Many of you have probably never heard of typhus, or you may have it confused with another disease called typhoid. Although the two names sound alike, and both typhus and typhoid can lead to serious health complications and even death, the two diseases are completely different. What are these two diseases and where do they come from? Let’s take a look.
What’s the Difference between Typhus and Typhoid Fever?
Typhus fever is caused by the bacteria Rickettsia, which is transferred to humans through arthropods like lice, ticks, mites, or fleas. Typhoid fever is caused by the bacteria Salmonella typhi, which is related to the salmonella that causes food poisoning.
How Do Typhus and Typhoid Spread?
Typhus is not spread from person to person. There are three types of typhus: epidemic/louse-borne, which is spread by body lice; endemic, which is spread by cat or rat fleas; and scrub typhus, which is spread by mites. The key to preventing the spread of typhus is to avoid direct contact with these arthropods and the animals or environments where they are found.
Typhoid, on the other hand, can spread from person to person. The bacteria typically lives in humans and is transmitted through food or drinks contaminated with Salmonella typhi bacteria from a person’s feces or urine. As soon as it enters the body, the bacteria multiplies quickly in the bloodstream. Some people who recover from typhoid can become carriers of the bacteria. This means they can pass the disease to others even if they show no symptoms.
What Are Symptoms of Typhus and Typhoid Fever?
Typhus symptoms typically come on suddenly. An infected person may experience a severe headache, a rash that originates from the back or chest, a high fever typically above 102.2°F, confusion, low blood pressure, muscle pain, and sensitivity to bright lights.

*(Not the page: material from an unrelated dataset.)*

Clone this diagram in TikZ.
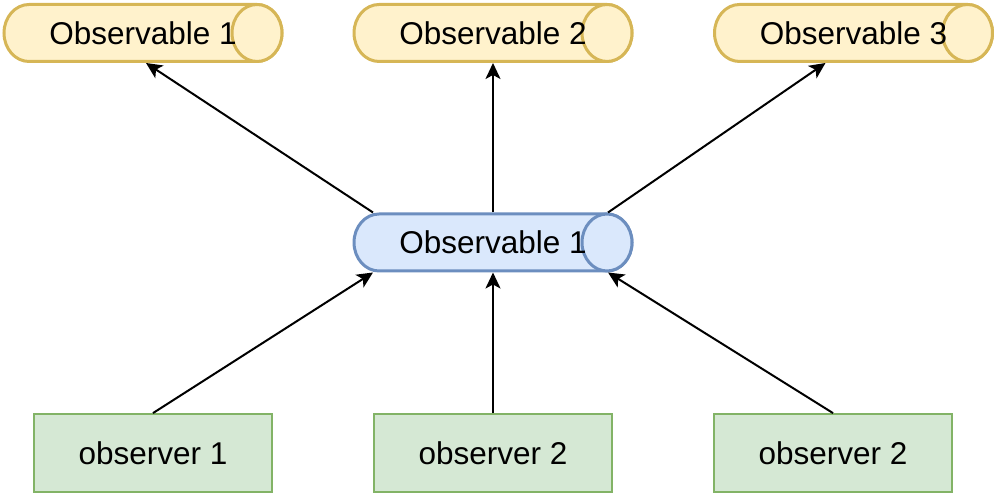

Symptoms of typhoid fever can come on gradually over a few weeks or appear suddenly. Common symptoms include high fever, a stomachache, and achiness a week or two after exposure to the bacteria. More serious cases can cause an infected person to lose weight, have abdominal bloating, and develop a red, spotted rash on the lower chest or upper belly. Sometimes, the symptoms go away and come back.
The type of typhus most commonly found in the United States is the epidemic/louse-borne typhus, but the one causing the recent outbreak in Los Angeles is flea-borne.
Typhoid is rare in the United States and is more commonly found in developing countries across South-Central and Southeast Asia, Africa, Latin America, or the Caribbean.